▶ _Exercise_
Tally the lines below that contain "with". The number is the whole answer.

--- Begin Extracted information ---

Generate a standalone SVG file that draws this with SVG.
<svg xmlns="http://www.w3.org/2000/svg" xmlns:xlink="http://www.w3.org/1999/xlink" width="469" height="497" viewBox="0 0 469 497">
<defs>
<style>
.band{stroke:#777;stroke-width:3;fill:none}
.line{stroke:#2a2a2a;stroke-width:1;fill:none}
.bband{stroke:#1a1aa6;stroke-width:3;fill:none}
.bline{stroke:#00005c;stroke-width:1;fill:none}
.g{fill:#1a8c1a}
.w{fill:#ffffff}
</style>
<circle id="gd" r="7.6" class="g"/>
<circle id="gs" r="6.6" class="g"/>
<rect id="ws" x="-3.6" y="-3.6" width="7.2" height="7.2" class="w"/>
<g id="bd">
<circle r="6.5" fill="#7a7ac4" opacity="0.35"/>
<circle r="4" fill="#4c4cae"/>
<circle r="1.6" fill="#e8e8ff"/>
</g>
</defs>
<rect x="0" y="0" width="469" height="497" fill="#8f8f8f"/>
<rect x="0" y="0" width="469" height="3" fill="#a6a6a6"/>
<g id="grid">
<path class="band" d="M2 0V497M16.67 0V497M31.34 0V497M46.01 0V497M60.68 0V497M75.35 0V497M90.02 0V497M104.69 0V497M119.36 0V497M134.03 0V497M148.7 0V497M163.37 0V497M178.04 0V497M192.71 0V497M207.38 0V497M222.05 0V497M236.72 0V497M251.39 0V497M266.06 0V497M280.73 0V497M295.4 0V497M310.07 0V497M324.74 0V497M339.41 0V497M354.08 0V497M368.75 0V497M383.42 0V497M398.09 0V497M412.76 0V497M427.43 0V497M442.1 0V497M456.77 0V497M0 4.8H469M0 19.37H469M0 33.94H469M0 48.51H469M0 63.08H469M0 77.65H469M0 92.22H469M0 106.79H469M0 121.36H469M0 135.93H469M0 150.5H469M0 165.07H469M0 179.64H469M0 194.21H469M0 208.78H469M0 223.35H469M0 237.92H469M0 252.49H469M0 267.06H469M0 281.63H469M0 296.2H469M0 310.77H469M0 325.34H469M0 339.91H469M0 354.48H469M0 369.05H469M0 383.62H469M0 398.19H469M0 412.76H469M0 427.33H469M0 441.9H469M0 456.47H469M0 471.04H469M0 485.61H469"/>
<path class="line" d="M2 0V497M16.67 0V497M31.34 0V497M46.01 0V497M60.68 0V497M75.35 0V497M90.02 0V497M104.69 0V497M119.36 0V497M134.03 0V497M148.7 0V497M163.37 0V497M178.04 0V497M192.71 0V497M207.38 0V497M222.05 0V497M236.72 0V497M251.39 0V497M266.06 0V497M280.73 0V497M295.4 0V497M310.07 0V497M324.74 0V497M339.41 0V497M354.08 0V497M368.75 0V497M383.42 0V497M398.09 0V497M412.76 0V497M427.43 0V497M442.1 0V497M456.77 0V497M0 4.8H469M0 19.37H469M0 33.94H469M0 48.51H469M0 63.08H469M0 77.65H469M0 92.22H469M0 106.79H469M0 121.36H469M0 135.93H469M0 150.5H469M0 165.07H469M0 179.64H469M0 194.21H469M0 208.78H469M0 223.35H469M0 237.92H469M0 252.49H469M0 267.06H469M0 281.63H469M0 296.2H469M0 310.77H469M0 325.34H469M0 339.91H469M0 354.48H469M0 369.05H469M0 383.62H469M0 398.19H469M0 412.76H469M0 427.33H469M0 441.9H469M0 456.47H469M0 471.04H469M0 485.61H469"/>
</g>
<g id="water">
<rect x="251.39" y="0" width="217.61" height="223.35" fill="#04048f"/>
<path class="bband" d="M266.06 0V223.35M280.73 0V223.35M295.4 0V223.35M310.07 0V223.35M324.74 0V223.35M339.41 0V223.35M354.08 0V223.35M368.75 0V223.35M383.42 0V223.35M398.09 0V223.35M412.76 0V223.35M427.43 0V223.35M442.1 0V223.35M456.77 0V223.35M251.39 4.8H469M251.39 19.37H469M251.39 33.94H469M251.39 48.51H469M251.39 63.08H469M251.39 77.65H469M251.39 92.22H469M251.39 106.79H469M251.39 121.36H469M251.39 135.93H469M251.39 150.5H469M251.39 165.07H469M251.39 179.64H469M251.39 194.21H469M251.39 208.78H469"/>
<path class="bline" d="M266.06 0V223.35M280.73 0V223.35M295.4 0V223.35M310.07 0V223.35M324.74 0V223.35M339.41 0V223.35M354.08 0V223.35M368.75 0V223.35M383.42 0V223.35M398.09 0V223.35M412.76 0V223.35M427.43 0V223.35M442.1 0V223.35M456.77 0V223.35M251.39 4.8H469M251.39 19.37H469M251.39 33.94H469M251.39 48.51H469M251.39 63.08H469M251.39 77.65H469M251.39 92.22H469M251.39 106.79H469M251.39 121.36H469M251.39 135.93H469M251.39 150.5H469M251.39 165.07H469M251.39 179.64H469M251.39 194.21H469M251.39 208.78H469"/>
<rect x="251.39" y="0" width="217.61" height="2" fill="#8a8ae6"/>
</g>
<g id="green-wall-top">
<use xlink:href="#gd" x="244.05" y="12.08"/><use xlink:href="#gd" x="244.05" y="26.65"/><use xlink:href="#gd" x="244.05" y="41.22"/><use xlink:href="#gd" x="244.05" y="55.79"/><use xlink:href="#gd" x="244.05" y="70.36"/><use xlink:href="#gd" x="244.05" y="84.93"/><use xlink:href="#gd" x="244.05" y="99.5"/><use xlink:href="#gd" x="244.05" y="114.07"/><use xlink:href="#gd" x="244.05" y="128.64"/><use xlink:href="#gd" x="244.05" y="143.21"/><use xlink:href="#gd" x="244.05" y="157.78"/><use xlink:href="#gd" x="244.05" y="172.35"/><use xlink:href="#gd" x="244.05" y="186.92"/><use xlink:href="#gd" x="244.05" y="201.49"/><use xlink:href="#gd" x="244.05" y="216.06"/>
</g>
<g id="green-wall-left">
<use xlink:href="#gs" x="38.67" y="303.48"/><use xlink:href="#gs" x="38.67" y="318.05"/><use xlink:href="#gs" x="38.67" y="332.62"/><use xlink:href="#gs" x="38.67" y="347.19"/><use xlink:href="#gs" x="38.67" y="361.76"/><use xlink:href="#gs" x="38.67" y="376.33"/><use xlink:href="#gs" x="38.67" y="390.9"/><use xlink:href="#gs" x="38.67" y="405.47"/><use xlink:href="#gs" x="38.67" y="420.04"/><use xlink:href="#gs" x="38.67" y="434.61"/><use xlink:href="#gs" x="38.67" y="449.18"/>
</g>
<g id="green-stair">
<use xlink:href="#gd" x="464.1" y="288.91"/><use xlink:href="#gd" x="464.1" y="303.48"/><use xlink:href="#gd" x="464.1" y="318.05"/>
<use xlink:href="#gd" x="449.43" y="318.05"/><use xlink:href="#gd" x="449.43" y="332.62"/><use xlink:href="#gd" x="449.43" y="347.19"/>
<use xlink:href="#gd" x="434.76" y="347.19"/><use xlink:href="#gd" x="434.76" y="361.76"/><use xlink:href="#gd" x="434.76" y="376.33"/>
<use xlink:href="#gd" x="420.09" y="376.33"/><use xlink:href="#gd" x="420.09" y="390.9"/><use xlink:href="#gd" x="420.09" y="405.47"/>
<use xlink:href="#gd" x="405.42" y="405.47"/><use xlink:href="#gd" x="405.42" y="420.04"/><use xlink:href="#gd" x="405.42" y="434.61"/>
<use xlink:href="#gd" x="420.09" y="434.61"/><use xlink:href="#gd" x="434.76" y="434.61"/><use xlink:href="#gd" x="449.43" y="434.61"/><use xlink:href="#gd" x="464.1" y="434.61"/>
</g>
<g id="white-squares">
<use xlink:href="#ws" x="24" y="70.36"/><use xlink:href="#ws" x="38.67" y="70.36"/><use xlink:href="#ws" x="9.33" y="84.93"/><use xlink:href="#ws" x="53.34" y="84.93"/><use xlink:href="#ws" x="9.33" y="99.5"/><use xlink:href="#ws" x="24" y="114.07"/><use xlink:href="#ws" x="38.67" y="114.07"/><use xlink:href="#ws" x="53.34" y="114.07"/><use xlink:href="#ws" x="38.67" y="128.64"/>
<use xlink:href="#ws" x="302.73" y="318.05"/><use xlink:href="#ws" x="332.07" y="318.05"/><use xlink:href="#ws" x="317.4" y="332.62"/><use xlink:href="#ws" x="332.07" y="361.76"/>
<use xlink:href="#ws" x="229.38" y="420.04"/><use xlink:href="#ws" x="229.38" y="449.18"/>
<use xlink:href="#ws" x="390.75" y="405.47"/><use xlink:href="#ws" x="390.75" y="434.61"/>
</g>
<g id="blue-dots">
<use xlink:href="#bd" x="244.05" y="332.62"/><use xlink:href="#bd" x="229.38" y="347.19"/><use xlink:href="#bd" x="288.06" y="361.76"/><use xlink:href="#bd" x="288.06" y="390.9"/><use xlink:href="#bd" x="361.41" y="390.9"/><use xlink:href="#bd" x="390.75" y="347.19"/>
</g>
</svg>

--- End Extracted information ---
--- Begin Extracted information ---

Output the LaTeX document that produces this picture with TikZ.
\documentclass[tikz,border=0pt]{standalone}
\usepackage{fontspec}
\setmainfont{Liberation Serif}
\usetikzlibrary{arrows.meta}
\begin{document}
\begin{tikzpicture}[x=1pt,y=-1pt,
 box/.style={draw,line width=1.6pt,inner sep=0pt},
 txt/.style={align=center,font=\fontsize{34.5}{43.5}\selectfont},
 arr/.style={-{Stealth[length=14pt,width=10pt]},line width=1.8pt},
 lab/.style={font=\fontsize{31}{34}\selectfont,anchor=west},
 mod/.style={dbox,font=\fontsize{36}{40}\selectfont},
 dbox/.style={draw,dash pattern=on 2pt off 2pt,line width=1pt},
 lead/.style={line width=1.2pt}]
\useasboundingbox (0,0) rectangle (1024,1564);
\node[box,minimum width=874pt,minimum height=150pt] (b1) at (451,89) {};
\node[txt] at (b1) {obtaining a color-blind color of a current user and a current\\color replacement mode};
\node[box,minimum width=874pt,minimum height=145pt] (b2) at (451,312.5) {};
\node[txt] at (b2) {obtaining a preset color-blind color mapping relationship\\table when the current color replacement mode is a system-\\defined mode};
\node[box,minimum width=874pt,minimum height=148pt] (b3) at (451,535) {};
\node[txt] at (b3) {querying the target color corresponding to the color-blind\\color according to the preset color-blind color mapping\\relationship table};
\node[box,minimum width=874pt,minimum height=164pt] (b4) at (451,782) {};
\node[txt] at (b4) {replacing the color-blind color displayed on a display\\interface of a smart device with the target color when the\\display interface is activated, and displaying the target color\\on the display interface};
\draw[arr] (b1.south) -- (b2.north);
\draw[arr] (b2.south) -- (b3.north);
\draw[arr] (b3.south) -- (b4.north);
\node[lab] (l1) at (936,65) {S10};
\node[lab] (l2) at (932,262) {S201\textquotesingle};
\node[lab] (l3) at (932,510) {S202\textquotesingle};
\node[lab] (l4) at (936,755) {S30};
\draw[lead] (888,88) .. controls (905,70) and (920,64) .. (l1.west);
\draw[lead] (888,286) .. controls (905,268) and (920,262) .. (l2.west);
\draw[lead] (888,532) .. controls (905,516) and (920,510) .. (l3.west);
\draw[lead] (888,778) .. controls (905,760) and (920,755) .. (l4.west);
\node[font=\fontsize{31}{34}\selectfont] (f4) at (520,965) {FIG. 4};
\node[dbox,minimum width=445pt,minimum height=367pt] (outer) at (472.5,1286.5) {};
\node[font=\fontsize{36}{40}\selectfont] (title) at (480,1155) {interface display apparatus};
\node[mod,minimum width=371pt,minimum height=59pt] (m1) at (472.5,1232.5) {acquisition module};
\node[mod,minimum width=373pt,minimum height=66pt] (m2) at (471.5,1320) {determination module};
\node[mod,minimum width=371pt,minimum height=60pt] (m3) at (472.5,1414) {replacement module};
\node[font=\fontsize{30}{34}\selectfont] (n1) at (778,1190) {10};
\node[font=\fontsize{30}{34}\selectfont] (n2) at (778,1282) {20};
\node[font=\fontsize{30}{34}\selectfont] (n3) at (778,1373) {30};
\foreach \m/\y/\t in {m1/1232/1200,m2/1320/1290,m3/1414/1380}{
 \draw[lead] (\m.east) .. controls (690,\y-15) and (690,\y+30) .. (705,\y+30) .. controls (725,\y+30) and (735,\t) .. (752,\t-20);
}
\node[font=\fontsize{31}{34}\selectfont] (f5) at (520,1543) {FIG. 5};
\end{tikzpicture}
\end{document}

--- End Extracted information ---

▶ _The answer_
3